Report from New Orleans

Propagation model

I’ve just returned from a week-long conference of the Acoustical Society of America (ASA) in New Orleans. The Acoustical Society has a very broad remit, serving all professionals and academics working with sound and acoustics. This intersects the fields of architecture, engineering, medical imaging, music, speech and language, signal processing. underwater acoustics, acoustical oceanography, and of course, animal bio-acoustics.

The ASA has meetings twice a year and for various reasons – such as proximity to various institutions and/or regional characteristics, the conference will congeal around certain themes. So it wasn’t surprising that there was an Animal Bioacoustics (AB) session on the Gulf of Mexico. This day-long session was themed in memoriam to the late University of New Orleans physics professor George Ioup and was co-hosted by the Acoustical Oceanography and Underwater Acoustics groups.

This collaboration set the tone for the entire meeting. So while there we a few AB papers specifically focused on animals, there were many papers on modeling, propagation, and characterization of sound-sources and their measure. There were a number of really great papers, although most of them probably a bit dry for those reading this. But there was one paper that inferred something that stimulated my imagination.

Altan Turgut’s “Bottom characterization in the northern Gulf of Mexico using chirp sonar and ship noise data” initially set out to use opportunistic and introduced sounds to probe the layers of seafloor found in the Gulf. This is akin to sonograms used in medical imaging, except at much lower frequencies. Although in the course of his research he was noticing that the clicks of sperm whales were kicking back signatures of these same layers on his equipment.

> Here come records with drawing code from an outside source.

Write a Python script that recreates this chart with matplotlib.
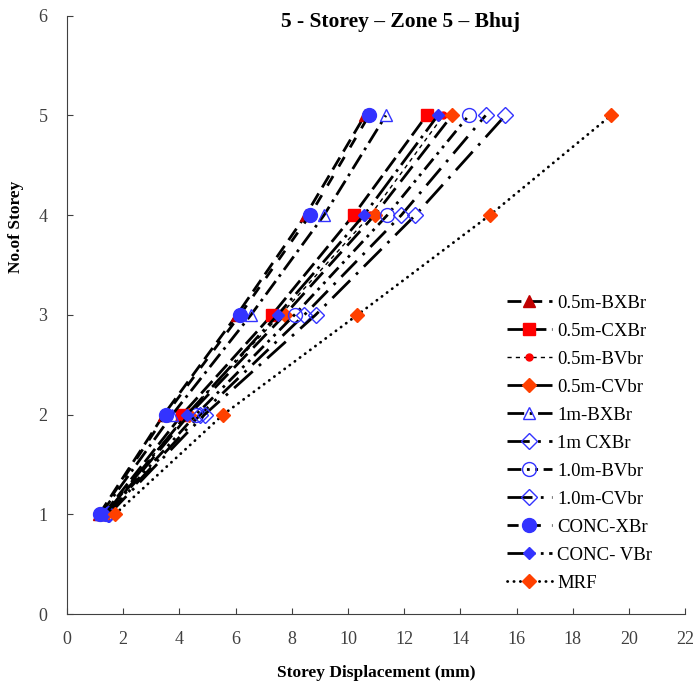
import matplotlib
matplotlib.use('Agg')
import matplotlib.pyplot as plt

plt.rcParams['font.family'] = ['Liberation Serif', 'DejaVu Serif']

# storey levels and displacements (mm) for each bracing case
storeys = [1, 2, 3, 4, 5]
disp_05_bxbr = [1.15, 3.45, 6.05, 8.5, 10.6]
disp_05_cxbr = [1.3, 4.1, 7.3, 10.2, 12.8]
disp_05_bvbr = [1.35, 4.25, 7.6, 10.8, 13.4]
disp_05_cvbr = [1.4, 4.35, 7.75, 10.95, 13.7]
disp_1_bxbr = [1.2, 3.75, 6.55, 9.15, 11.35]
disp_1_cxbr = [1.45, 4.75, 8.45, 11.9, 14.9]
disp_1_bvbr = [1.4, 4.6, 8.1, 11.4, 14.3]
disp_1_cvbr = [1.5, 4.9, 8.85, 12.4, 15.6]
disp_conc_xbr = [1.17, 3.52, 6.16, 8.65, 10.75]
disp_conc_vbr = [1.35, 4.27, 7.5, 10.57, 13.2]
disp_mrf = [1.71, 5.56, 10.34, 15.05, 19.36]

x_ticks = list(range(0, 23, 2))
y_ticks = list(range(0, 7))

blue = '#3333FF'
red = '#FF0000'
orange = '#FF4000'
darkred = '#C00000'

long_dash = (0, (5, 2.5))
long_dash_dot = (0, (6, 2, 1, 2))
dash_dot_dot = (0, (5, 2, 1, 2, 1, 2))

series = [
    ('0.5m-BXBr', disp_05_bxbr, dict(ls=long_dash, marker='^', ms=8, mfc=darkred, mec=darkred)),
    ('0.5m-CXBr', disp_05_cxbr, dict(ls=(0, (6, 2)), marker='s', ms=9, mfc=red, mec=red)),
    ('0.5m-BVbr', disp_05_bvbr, dict(ls=(0, (3, 3)), lw=1.0, marker='o', ms=5, mfc=red, mec=red)),
    ('0.5m-CVbr', disp_05_cvbr, dict(ls=(0, (7, 3)), marker='D', ms=7, mfc=orange, mec=orange)),
    ('1m-BXBr', disp_1_bxbr, dict(ls=long_dash_dot, marker='^', ms=9, mfc='none', mec=blue)),
    ('1m CXBr', disp_1_cxbr, dict(ls=(0, (8, 3, 1, 3)), marker='D', ms=8, mfc='none', mec=blue)),
    ('1.0m-BVbr', disp_1_bvbr, dict(ls=dash_dot_dot, marker='o', ms=10, mfc='none', mec=blue)),
    ('1.0m-CVbr', disp_1_cvbr, dict(ls=(0, (9, 3, 1, 3)), marker='D', ms=8, mfc='none', mec=blue)),
    ('CONC-XBr', disp_conc_xbr, dict(ls=(0, (4, 4)), marker='o', ms=10, mfc=blue, mec=blue)),
    ('CONC- VBr', disp_conc_vbr, dict(ls=(0, (10, 2, 1, 2)), marker='D', ms=6.5, mfc=blue, mec=blue)),
    ('MRF', disp_mrf, dict(ls=(0, (0.1, 2.2)), dash_capstyle='round', marker='D', ms=7, mfc=orange, mec=orange)),
]

fig = plt.figure(figsize=(6.97, 6.83), dpi=100)
ax = fig.add_axes([0.096, 0.101, 0.887, 0.876])

for label, disp, style in series:
    kw = dict(color='black', lw=2.0)
    kw.update(style)
    ax.plot(disp, storeys, label=label, **kw)

ax.set_xlim(0, 22)
ax.set_ylim(0, 6)
ax.set_xticks(x_ticks)
ax.set_yticks(y_ticks)
ax.tick_params(direction='in', length=4, labelsize=13, colors='#404040', pad=12)
ax.tick_params(axis='y', pad=14)
for side in ['top', 'right']:
    ax.spines[side].set_visible(False)
for side in ['left', 'bottom']:
    ax.spines[side].set_color('#404040')

ax.set_xlabel('Storey Displacement (mm)', fontsize=12.5, fontweight='bold')
ax.set_ylabel('No.of Storey', fontsize=12.5, fontweight='bold')
ax.xaxis.set_label_coords(0.5, -0.085)
ax.yaxis.set_label_coords(-0.07, 0.647)

ax.text(0.54, 0.99, '5 - Storey \u2013 Zone 5 \u2013 Bhuj', transform=ax.transAxes,
        ha='center', va='center', fontsize=15.5, fontweight='bold')

ax.legend(loc='lower right', bbox_to_anchor=(0.965, 0.018), frameon=False, fontsize=13.5,
          handlelength=2.4, labelspacing=0.58, handletextpad=0.3, borderaxespad=0.2)

fig.savefig('out.png', dpi=100)
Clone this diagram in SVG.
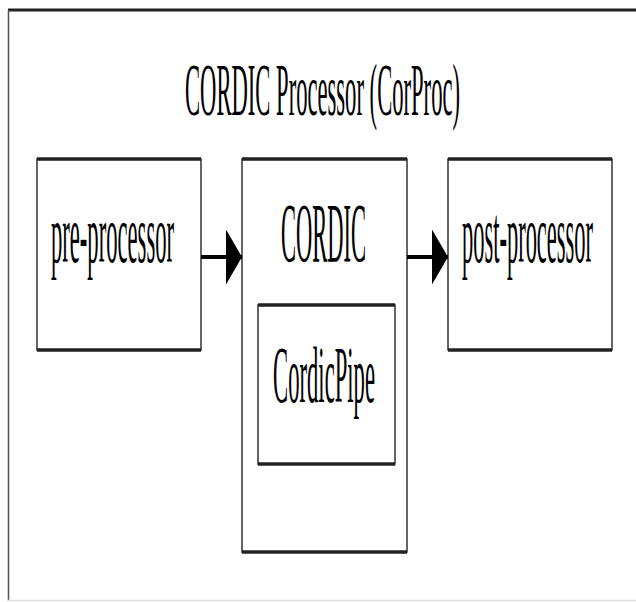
<svg xmlns="http://www.w3.org/2000/svg" width="636" height="602" viewBox="0 0 636 602">
<style>
.box{fill:#fff;stroke:#333;stroke-width:1.5}
.edge{stroke:#222;stroke-width:3.5;fill:none}
.lbl{font-family:"Liberation Serif","Times New Roman",serif;fill:#000;text-anchor:middle}
.wire{stroke:#000;stroke-width:4;fill:none}
</style>
<defs>
<marker id="ah" viewBox="0 0 16 55" refX="16" refY="27.5" markerWidth="16" markerHeight="55" markerUnits="userSpaceOnUse" orient="auto">
<path d="M0,0 L16,27.5 L0,55 Z" fill="#000"/>
</marker>
</defs>
<rect x="0" y="0" width="636" height="602" fill="#fff"/>
<g id="frame">
<line x1="8" y1="10" x2="636" y2="10" stroke="#222" stroke-width="3"/>
<line x1="8.5" y1="10" x2="8.5" y2="601" stroke="#555" stroke-width="1.5"/>
<line x1="8" y1="600.5" x2="636" y2="600.5" stroke="#ddd" stroke-width="1.5"/>
<text class="lbl" transform="translate(322.5,115) scale(0.3015,1)" font-size="75">CORDIC Processor (CorProc)</text>
</g>
<g id="pre-processor">
<rect class="box" x="37" y="159" width="164" height="191"/>
<path class="edge" d="M37,159H201M37,350H201"/>
<text class="lbl" transform="translate(112.5,262) scale(0.276,1)" font-size="82">pre-processor</text>
</g>
<g id="cordic">
<rect class="box" x="242" y="159" width="165" height="393"/>
<path class="edge" d="M242,159H407M242,552H407"/>
<text class="lbl" transform="translate(323.5,262) scale(0.268,1)" font-size="84">CORDIC</text>
</g>
<g id="cordicpipe">
<rect class="box" x="258" y="305" width="137" height="159"/>
<path class="edge" d="M258,305H395M258,464H395"/>
<text class="lbl" transform="translate(324,402) scale(0.283,1)" font-size="80">CordicPipe</text>
</g>
<g id="post-processor">
<rect class="box" x="448" y="159" width="164" height="191"/>
<path class="edge" d="M448,159H612M448,350H612"/>
<text class="lbl" transform="translate(527.5,262) scale(0.274,1)" font-size="82">post-processor</text>
</g>
<g id="connectors">
<line class="wire" x1="201" y1="257" x2="242" y2="257" marker-end="url(#ah)"/>
<line class="wire" x1="407" y1="257" x2="448" y2="257" marker-end="url(#ah)"/>
</g>
</svg>
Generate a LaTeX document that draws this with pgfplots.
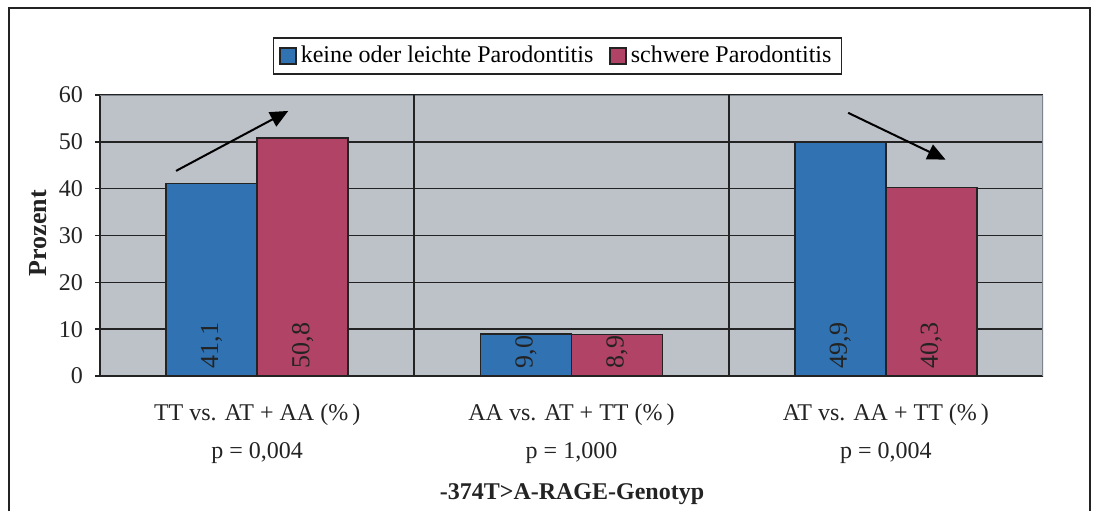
\documentclass[border=0pt]{standalone}
\usepackage{pgfplots}
\pgfplotsset{compat=1.18}
\usepackage{pgfplotstable}
\usepackage{fontspec}
\setmainfont{Liberation Serif}
\usetikzlibrary{arrows.meta}

\definecolor{barblue}{RGB}{49,115,178}
\definecolor{barred}{RGB}{176,67,102}
\definecolor{plotbg}{RGB}{189,193,200}
\definecolor{edge}{RGB}{35,35,35}
\definecolor{rim}{RGB}{125,131,138}

% share of patients per genotype contrast (percent)
\pgfplotstableread{
x keine schwere
0 41.1 50.8
1 9.0  8.9
2 49.9 40.3
}\genotyp

\begin{document}
\begin{tikzpicture}[font=\fontsize{12}{14.4}\selectfont]
\path[use as bounding box] (0,0) rectangle (551pt,255.5pt);
\begin{axis}[
  at={(50pt,67.5pt)}, anchor=south west,
  scale only axis, width=471.5pt, height=140.5pt,
  xmin=-0.5, xmax=2.5, ymin=0, ymax=60,
  ybar=0pt, bar width=45.5pt,
  axis lines*=left,
  axis line style={edge, line width=0.9pt},
  axis background/.style={fill=plotbg},
  ytick={0,10,...,60},
  ymajorgrids,
  major grid style={edge, line width=0.8pt},
  tick align=outside, ytick pos=left,
  major tick length=2.5pt,
  tick style={edge, line width=0.8pt},
  xtick={0,1,2},
  xtick style={draw=none},
  xticklabels={
    {TT vs. AT + AA (\%\,)\\[4.6pt]p = 0,004},
    {AA vs. AT + TT (\%\,)\\[4.6pt]p = 1,000},
    {AT vs. AA + TT (\%\,)\\[4.6pt]p = 0,004}},
  xticklabel style={align=center, yshift=-8pt, text=edge},
  yticklabel style={text=edge, xshift=-2.5pt},
  /pgf/number format/assume math mode=true,
  /pgf/number format/use comma,
  /pgf/number format/fixed,
  /pgf/number format/fixed zerofill,
  /pgf/number format/precision=1,
  yticklabel={\pgfmathprintnumber[fixed, precision=0, fixed zerofill=false]{\tick}},
  nodes near coords,
  visualization depends on={y \as \rawy},
  nodes near coords style={shift={(axis direction cs:0,-\rawy)}, rotate=90,
    anchor=west, text=edge, inner sep=3.5pt, font=\fontsize{13}{15}\selectfont},
  legend columns=2,
  legend style={at={(0.485,1.139)}, anchor=center, draw=edge,
    line width=0.75pt, fill=white, inner xsep=3pt, inner ysep=2pt,
    /tikz/every even column/.append style={column sep=6pt}},
  legend image code/.code={\draw[#1,draw=edge,line width=0.75pt] (0pt,-4pt) rectangle (8pt,4pt);},
]
\addplot[fill=barblue, draw=edge, line width=0.75pt] table[x=x, y=keine]{\genotyp};
\addlegendentry{keine oder leichte Parodontitis}
\addplot[fill=barred, draw=edge, line width=0.75pt] table[x=x, y=schwere]{\genotyp};
\addlegendentry{schwere Parodontitis}

% upper and right rim of the plot area
\draw[rim, line width=0.8pt] (rel axis cs:0,1) -- (rel axis cs:1,1) -- (rel axis cs:1,0);
% group separators reaching into the label area
\draw[edge, line width=0.9pt] (axis cs:0.5,60) -- ([yshift=-47pt]axis cs:0.5,0);
\draw[edge, line width=0.9pt] (axis cs:1.5,60) -- ([yshift=-47pt]axis cs:1.5,0);
\draw[edge, line width=0.8pt] (axis cs:-0.5,0) -- ++(0pt,-3pt);
\draw[edge, line width=0.8pt] (axis cs:2.5,0) -- ++(0pt,-3pt);
% trend arrows
\draw[-{Triangle[length=9pt,width=8pt]}, line width=1pt] (axis cs:-0.258,43.8) -- (axis cs:0.099,56.6);
\draw[-{Triangle[length=9pt,width=8pt]}, line width=1pt] (axis cs:1.88,56.2) -- (axis cs:2.19,46.2);
\end{axis}
\node[font=\bfseries\fontsize{12}{14.4}\selectfont, text=edge] at (286pt,8.5pt) {-374T\textgreater A-RAGE-Genotyp};
\node[font=\bfseries\fontsize{13}{15}\selectfont, text=edge, rotate=90] at (19pt,139pt) {Prozent};
\draw[edge, line width=1pt] (4.5pt,0) -- (4.5pt,251.5pt) -- (545pt,251.5pt) -- (545pt,0);
\end{tikzpicture}
\end{document}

If Altan’s equipment revealed these layers, there’s some reason to suspect that the sperm whales might also be able to read these echoes. This would infer that the whales are swimming in a more nuanced representation of their surrounding – sensing bottom composition and surface states much like we are able to see the forests, meadows, and mountains surrounding us as we wander about.

I presented a paper on modeling the propagation characteristic of high-frequency, multi-nodal communication networks. This issue has been a concern of mine ever since I started working on marine noise pollution. The time is fast arriving where these communication networks will be saturating ever greater ocean areas – much to the detriment of the critters who inhabit the sea.

The gist of my presentation is that while current regulations evaluate noise sources on a piece-by-piece basis, these networks are designed to work in clusters, so they should be evaluated – and regulated as such. And given that these sources are pretty loud, and they broadcast pretty lousy sounding noises continuously, we are unwittingly colonizing large areas of the ocean without regard to the impacts that will ensue.

I fear that we will continue advancing in this direction, and is why I have been pushing the use of signal characteristics as a metric – encouraging us to tailor our communication signals to be more like biological sounds, and less like stabbing acoustical icepicks.

If we don’t do this, the nuanced soundscapes inhabited by the sperm whales could be getting a lot more miserable for these curious and majestic creatures.